(TASK TO COMPLETE) Leave out the pictures, then reproduce the rest of the material exactly.

(DATASET EXTRACT)
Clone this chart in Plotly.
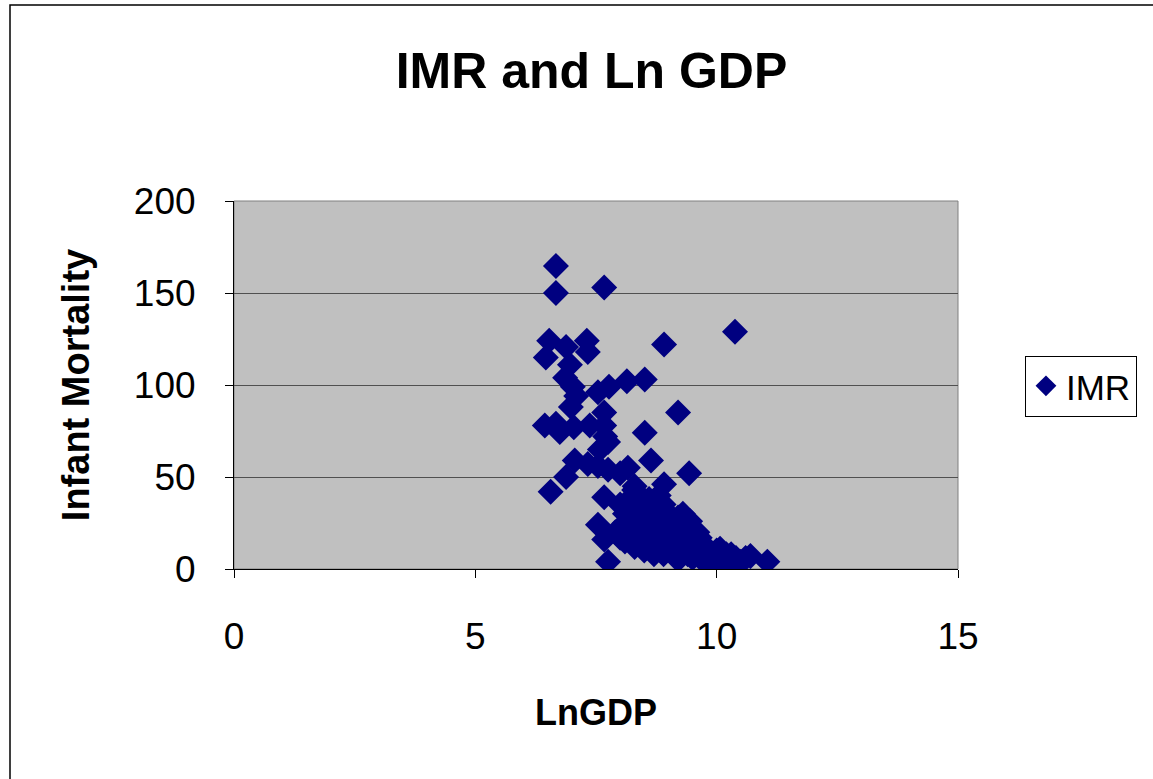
import plotly.graph_objects as go

# LnGDP values
ln_gdp = [
    6.67, 6.67, 7.67, 10.38, 8.91, 6.53, 7.31, 6.88, 7.33, 6.46,
    6.96, 6.86, 7.02, 7.77, 7.09, 7.54, 8.14, 8.51, 6.98, 9.20,
    7.67, 6.44, 6.67, 6.75, 7.04, 7.37, 7.67, 7.69, 8.51, 7.75,
    7.58, 7.06, 8.64, 7.33, 7.54, 8.16, 7.75, 8.00, 9.43, 6.88,
    6.56, 8.91, 7.67, 8.29, 8.16, 7.54, 7.67, 7.75,
    8.00, 8.10, 8.20, 8.30, 8.20, 8.00, 8.10, 8.30, 8.40, 8.50,
    8.50, 8.60, 8.60, 8.70, 8.70, 8.80, 8.80, 8.90, 8.90, 8.90,
    9.00, 9.00, 9.00, 9.10, 9.10, 9.20, 9.20, 9.30, 9.30, 9.40,
    9.40, 9.50, 9.50, 9.60, 9.60, 9.70, 9.70, 9.80, 9.80, 9.90,
    10.00, 10.00, 10.10, 10.10, 10.20, 10.30, 10.40, 10.40, 10.50, 10.60,
    10.70, 11.05, 8.40, 8.30, 8.50, 8.70, 9.00, 9.20, 8.60, 8.80,
    9.30, 9.50, 7.90, 8.10, 8.30, 8.90, 9.40, 10.20, 9.90, 10.30,
    9.45, 9.65, 10.07, 10.35, 8.45, 8.75, 9.05, 9.15,
]

# Infant mortality rate values
imr = [
    164.7, 150, 153, 129, 122, 124, 124, 120.7, 118, 115,
    111, 104, 99, 99, 94, 96, 102, 103, 88, 85,
    85, 78, 79, 74.5, 77, 78, 78, 72, 74, 69,
    65, 59, 59, 57, 56, 55, 54, 52, 52, 50,
    42, 46, 39, 43, 36, 24, 16, 4,
    35, 30, 38, 28, 20, 17, 15, 12, 22, 30,
    18, 25, 14, 33, 20, 28, 12, 35, 22, 8,
    30, 18, 25, 14, 22, 10, 28, 18, 8, 15,
    24, 12, 6, 20, 9, 14, 5, 10, 6, 8,
    5, 10, 6, 4, 8, 5, 3, 6, 4, 6,
    7, 4, 40, 45, 10, 8, 12, 5, 38, 40,
    30, 22, 20, 25, 35, 16, 8, 3, 4, 8,
    26, 17, 11, 2, 27, 24, 20, 16,
]

fig = go.Figure()
fig.add_trace(go.Scatter(
    x=ln_gdp, y=imr, mode="markers", name="IMR",
    marker=dict(symbol="diamond", size=20, color="#000080",
                line=dict(width=0)),
))

font = "Arial, Liberation Sans, sans-serif"

fig.update_layout(
    width=1153, height=779,
    margin=dict(l=234, r=195, t=201, b=210),
    paper_bgcolor="white",
    plot_bgcolor="#C0C0C0",
    showlegend=True,
    title=dict(text="<b>IMR and Ln GDP</b>", x=0.513, xanchor="center",
               y=0.91, yanchor="middle",
               font=dict(family=font, size=50, color="black")),
    legend=dict(x=1.0925, y=0.497, xanchor="left", yanchor="middle",
                bgcolor="white", bordercolor="black", borderwidth=1,
                font=dict(family=font, size=35, color="black"),
                itemsizing="trace"),
    font=dict(family=font, color="black"),
)

fig.update_xaxes(
    range=[0, 15], tickvals=[0, 5, 10, 15], showgrid=False, zeroline=False,
    showline=True, linecolor="black", linewidth=1,
    ticks="outside", ticklen=8, tickcolor="black",
    tickfont=dict(family=font, size=37), ticklabelstandoff=27,
    title=dict(text="<b>LnGDP</b>", font=dict(family=font, size=36), standoff=43),
)
fig.update_yaxes(
    range=[0, 200], tickvals=[0, 50, 100, 150, 200], showgrid=True,
    gridcolor="#505050", gridwidth=1, zeroline=False,
    showline=True, linecolor="black", linewidth=1,
    ticks="outside", ticklen=8, tickcolor="black",
    tickfont=dict(family=font, size=37), ticklabelstandoff=22,
    title=dict(text="<b>Infant Mortality</b>", font=dict(family=font, size=38), standoff=32),
)

# plot area border and outer chart border
fig.add_shape(type="rect", xref="paper", yref="paper", x0=0, y0=0, x1=1, y1=1,
              line=dict(color="#808080", width=1), layer="below")
fig.add_shape(type="rect", xref="paper", yref="paper",
              x0=(10 - 234) / 724, y0=-1.0, x1=2.0, y1=(569 - 5) / 368,
              line=dict(color="black", width=1.5))

fig.write_html("out.html", config={"displayModeBar": False},
               post_script="document.body.style.margin='0';")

(WORKED ANSWER)
Clone this chart in Plotly.
import plotly.graph_objects as go

# LnGDP values
ln_gdp = [
    6.67, 6.67, 7.67, 10.38, 8.91, 6.53, 7.31, 6.88, 7.33, 6.46,
    6.96, 6.86, 7.02, 7.77, 7.09, 7.54, 8.14, 8.51, 6.98, 9.20,
    7.67, 6.44, 6.67, 6.75, 7.04, 7.37, 7.67, 7.69, 8.51, 7.75,
    7.58, 7.06, 8.64, 7.33, 7.54, 8.16, 7.75, 8.00, 9.43, 6.88,
    6.56, 8.91, 7.67, 8.29, 8.16, 7.54, 7.67, 7.75,
    8.00, 8.10, 8.20, 8.30, 8.20, 8.00, 8.10, 8.30, 8.40, 8.50,
    8.50, 8.60, 8.60, 8.70, 8.70, 8.80, 8.80, 8.90, 8.90, 8.90,
    9.00, 9.00, 9.00, 9.10, 9.10, 9.20, 9.20, 9.30, 9.30, 9.40,
    9.40, 9.50, 9.50, 9.60, 9.60, 9.70, 9.70, 9.80, 9.80, 9.90,
    10.00, 10.00, 10.10, 10.10, 10.20, 10.30, 10.40, 10.40, 10.50, 10.60,
    10.70, 11.05, 8.40, 8.30, 8.50, 8.70, 9.00, 9.20, 8.60, 8.80,
    9.30, 9.50, 7.90, 8.10, 8.30, 8.90, 9.40, 10.20, 9.90, 10.30,
    9.45, 9.65, 10.07, 10.35, 8.45, 8.75, 9.05, 9.15,
]

# Infant mortality rate values
imr = [
    164.7, 150, 153, 129, 122, 124, 124, 120.7, 118, 115,
    111, 104, 99, 99, 94, 96, 102, 103, 88, 85,
    85, 78, 79, 74.5, 77, 78, 78, 72, 74, 69,
    65, 59, 59, 57, 56, 55, 54, 52, 52, 50,
    42, 46, 39, 43, 36, 24, 16, 4,
    35, 30, 38, 28, 20, 17, 15, 12, 22, 30,
    18, 25, 14, 33, 20, 28, 12, 35, 22, 8,
    30, 18, 25, 14, 22, 10, 28, 18, 8, 15,
    24, 12, 6, 20, 9, 14, 5, 10, 6, 8,
    5, 10, 6, 4, 8, 5, 3, 6, 4, 6,
    7, 4, 40, 45, 10, 8, 12, 5, 38, 40,
    30, 22, 20, 25, 35, 16, 8, 3, 4, 8,
    26, 17, 11, 2, 27, 24, 20, 16,
]

fig = go.Figure()
fig.add_trace(go.Scatter(
    x=ln_gdp, y=imr, mode="markers", name="IMR",
    marker=dict(symbol="diamond", size=20, color="#000080",
                line=dict(width=0)),
))

font = "Arial, Liberation Sans, sans-serif"

fig.update_layout(
    width=1153, height=779,
    margin=dict(l=234, r=195, t=201, b=210),
    paper_bgcolor="white",
    plot_bgcolor="#C0C0C0",
    showlegend=True,
    title=dict(text="<b>IMR and Ln GDP</b>", x=0.513, xanchor="center",
               y=0.91, yanchor="middle",
               font=dict(family=font, size=50, color="black")),
    legend=dict(x=1.0925, y=0.497, xanchor="left", yanchor="middle",
                bgcolor="white", bordercolor="black", borderwidth=1,
                font=dict(family=font, size=35, color="black"),
                itemsizing="trace"),
    font=dict(family=font, color="black"),
)

fig.update_xaxes(
    range=[0, 15], tickvals=[0, 5, 10, 15], showgrid=False, zeroline=False,
    showline=True, linecolor="black", linewidth=1,
    ticks="outside", ticklen=8, tickcolor="black",
    tickfont=dict(family=font, size=37), ticklabelstandoff=27,
    title=dict(text="<b>LnGDP</b>", font=dict(family=font, size=36), standoff=43),
)
fig.update_yaxes(
    range=[0, 200], tickvals=[0, 50, 100, 150, 200], showgrid=True,
    gridcolor="#505050", gridwidth=1, zeroline=False,
    showline=True, linecolor="black", linewidth=1,
    ticks="outside", ticklen=8, tickcolor="black",
    tickfont=dict(family=font, size=37), ticklabelstandoff=22,
    title=dict(text="<b>Infant Mortality</b>", font=dict(family=font, size=38), standoff=32),
)

# plot area border and outer chart border
fig.add_shape(type="rect", xref="paper", yref="paper", x0=0, y0=0, x1=1, y1=1,
              line=dict(color="#808080", width=1), layer="below")
fig.add_shape(type="rect", xref="paper", yref="paper",
              x0=(10 - 234) / 724, y0=-1.0, x1=2.0, y1=(569 - 5) / 368,
              line=dict(color="black", width=1.5))

fig.write_html("out.html", config={"displayModeBar": False},
               post_script="document.body.style.margin='0';")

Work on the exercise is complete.